Another senior U.S. diplomat told me afterward, “Musharraf fooled us because after we gave approval, the ISI may have run a much bigger operation and got out more people. We just don’t know. At the time nobody wanted to hurt Musharraf, and his prestige with the army was at stake. The real question is why Musharraf did not get his men out before. Clearly the ISI was running its own war against the Americans and did not want to leave Afghanistan until the last moment.”21
In fact the CIA could have insisted that it monitor all those who got off the planes in Pakistan, but it made no such demand. When the Kunduz garrison finally surrendered to the Northern Alliance on November 24, large numbers of people were missing. Only 3,300 Taliban came out, compared to the 5,000 to 7,000 believed to be there, implying that a large number had been airlifted out or had escaped the city by bribing top command
ers of the Northern Alliance.
The “Great Escape,” as one Pakistani retired army officer dubbed it, would have enormous implications on the subsequent U.S.-led war on terrorism. It is believed that more foreign terrorists escaped from Kunduz than made their escape later from Tora Bora. In both cases, the foreign terrorists were allowed to stay in South and North Waziristan, the wildest of Pakistan’s tribal areas. In both cases CENTCOM could easily have placed U.S. troops on the ground on the Afghan side of the border, but it refused to do so. The ISI was now confident that it could play a double game with the Bush administration, as the Bush team was amenable to taking on board Pakistani desires and concerns. After helping the ISI escape from Kunduz, Cheney took charge of all future dealings with Musharraf and the Pakistani army.

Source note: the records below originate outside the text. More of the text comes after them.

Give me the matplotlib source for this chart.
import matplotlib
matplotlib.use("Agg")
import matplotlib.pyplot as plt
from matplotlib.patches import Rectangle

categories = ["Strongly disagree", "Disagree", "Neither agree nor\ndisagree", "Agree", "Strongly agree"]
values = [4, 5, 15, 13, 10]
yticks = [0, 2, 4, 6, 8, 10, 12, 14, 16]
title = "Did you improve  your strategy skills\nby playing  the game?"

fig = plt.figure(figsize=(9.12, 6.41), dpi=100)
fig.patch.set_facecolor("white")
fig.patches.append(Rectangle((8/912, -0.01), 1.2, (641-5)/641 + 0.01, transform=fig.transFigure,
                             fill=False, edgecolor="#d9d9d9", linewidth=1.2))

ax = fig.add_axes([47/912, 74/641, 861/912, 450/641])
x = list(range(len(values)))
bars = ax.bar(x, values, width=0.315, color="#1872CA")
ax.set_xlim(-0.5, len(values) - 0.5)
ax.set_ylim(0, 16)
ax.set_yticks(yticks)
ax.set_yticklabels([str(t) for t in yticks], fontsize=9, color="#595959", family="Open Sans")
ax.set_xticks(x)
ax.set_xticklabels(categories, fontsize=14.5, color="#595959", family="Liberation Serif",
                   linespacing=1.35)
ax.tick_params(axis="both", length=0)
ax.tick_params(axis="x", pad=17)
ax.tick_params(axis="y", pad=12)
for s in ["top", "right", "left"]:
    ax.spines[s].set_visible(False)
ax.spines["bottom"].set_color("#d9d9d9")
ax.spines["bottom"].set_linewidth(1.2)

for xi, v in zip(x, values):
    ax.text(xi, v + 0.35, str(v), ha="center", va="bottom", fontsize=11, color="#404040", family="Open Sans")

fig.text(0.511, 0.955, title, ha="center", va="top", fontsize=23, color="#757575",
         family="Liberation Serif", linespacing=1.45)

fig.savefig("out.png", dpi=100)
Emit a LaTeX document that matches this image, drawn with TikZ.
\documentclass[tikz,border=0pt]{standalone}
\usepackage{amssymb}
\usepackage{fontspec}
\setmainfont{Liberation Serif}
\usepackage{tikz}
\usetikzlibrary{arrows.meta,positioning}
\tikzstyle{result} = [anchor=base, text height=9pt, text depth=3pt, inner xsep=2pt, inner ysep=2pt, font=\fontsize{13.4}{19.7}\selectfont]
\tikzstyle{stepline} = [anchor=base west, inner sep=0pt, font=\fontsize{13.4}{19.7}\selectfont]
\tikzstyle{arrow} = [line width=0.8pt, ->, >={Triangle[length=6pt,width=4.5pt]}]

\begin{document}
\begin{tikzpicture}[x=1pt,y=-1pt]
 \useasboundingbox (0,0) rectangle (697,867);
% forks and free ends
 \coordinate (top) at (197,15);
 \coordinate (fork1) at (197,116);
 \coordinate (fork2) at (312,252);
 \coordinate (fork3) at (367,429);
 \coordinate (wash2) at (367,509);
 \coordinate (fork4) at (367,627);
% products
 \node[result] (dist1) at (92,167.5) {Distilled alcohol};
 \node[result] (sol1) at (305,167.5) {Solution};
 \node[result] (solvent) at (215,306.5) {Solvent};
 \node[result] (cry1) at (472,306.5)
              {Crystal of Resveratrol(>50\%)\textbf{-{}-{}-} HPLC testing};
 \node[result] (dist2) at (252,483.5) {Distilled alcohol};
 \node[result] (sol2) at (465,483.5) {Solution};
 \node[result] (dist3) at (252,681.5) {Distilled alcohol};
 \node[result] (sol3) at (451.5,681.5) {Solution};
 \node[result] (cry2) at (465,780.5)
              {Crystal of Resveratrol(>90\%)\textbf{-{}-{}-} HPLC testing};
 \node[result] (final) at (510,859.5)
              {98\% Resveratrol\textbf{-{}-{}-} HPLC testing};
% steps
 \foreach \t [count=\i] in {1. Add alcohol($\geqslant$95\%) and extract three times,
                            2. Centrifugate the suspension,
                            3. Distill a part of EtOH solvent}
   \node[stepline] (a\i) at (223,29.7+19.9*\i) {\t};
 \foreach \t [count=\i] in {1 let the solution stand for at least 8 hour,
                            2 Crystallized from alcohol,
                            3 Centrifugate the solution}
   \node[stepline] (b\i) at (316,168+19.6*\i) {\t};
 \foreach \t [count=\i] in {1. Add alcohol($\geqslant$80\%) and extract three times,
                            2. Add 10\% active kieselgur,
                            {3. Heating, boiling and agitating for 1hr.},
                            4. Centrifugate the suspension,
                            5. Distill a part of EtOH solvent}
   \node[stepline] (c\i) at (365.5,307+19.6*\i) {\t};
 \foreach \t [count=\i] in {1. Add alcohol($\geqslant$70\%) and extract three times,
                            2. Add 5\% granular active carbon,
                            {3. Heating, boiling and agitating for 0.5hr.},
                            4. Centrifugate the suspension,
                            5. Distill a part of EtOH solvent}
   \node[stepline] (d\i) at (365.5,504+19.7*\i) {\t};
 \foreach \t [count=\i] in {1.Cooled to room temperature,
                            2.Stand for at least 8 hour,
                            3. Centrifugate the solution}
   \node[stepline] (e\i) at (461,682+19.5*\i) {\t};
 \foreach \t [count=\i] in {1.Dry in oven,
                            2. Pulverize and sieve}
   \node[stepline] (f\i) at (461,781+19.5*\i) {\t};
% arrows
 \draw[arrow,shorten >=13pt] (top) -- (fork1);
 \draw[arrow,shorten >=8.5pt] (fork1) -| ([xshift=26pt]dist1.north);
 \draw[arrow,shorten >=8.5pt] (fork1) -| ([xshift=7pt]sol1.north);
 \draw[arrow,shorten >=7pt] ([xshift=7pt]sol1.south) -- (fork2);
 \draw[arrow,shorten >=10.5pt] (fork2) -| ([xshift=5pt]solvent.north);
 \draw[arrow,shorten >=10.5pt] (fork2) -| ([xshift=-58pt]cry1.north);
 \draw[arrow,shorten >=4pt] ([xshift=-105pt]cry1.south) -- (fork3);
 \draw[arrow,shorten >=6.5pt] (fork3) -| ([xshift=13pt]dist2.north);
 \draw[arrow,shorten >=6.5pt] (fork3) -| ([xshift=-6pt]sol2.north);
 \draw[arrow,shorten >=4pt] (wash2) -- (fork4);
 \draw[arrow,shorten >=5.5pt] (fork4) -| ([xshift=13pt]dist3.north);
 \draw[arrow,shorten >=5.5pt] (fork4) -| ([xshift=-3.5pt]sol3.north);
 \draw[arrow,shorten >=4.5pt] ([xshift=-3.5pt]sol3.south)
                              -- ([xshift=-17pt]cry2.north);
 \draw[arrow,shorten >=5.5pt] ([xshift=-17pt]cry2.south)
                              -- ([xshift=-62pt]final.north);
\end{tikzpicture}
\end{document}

More mistakes were to follow. The Taliban who surrendered at Kunduz were taken to Qala Jangi, the Fort of War, Dostum’s massive fortress of mud-baked walls outside Mazar, which looked like the set for a Hollywood film on the French Foreign Legion. There they were interrogated by a handful of CIA personnel, who had them sit down in long rows in the huge courtyard. On November 26, Arabs who had not been disarmed properly staged a revolt. They killed their Uzbek guards and a CIA officer, Johnny “Mike” Spann, who became the first U.S. casualty of the war. ICRC officials working inside the compound clambered over the walls to escape. Dostum sent in 700 of his crack soldiers to quell the rebellion while U.S. aircraft dropped bombs into the courtyard. It took six days to subdue the rebellion in which 230 prisoners and 100 of Dostum’s best fighters were killed. One of the survivors of the uprising was John Walker Lindh, the so-called American Taliban, who had held out in the basement of the fort.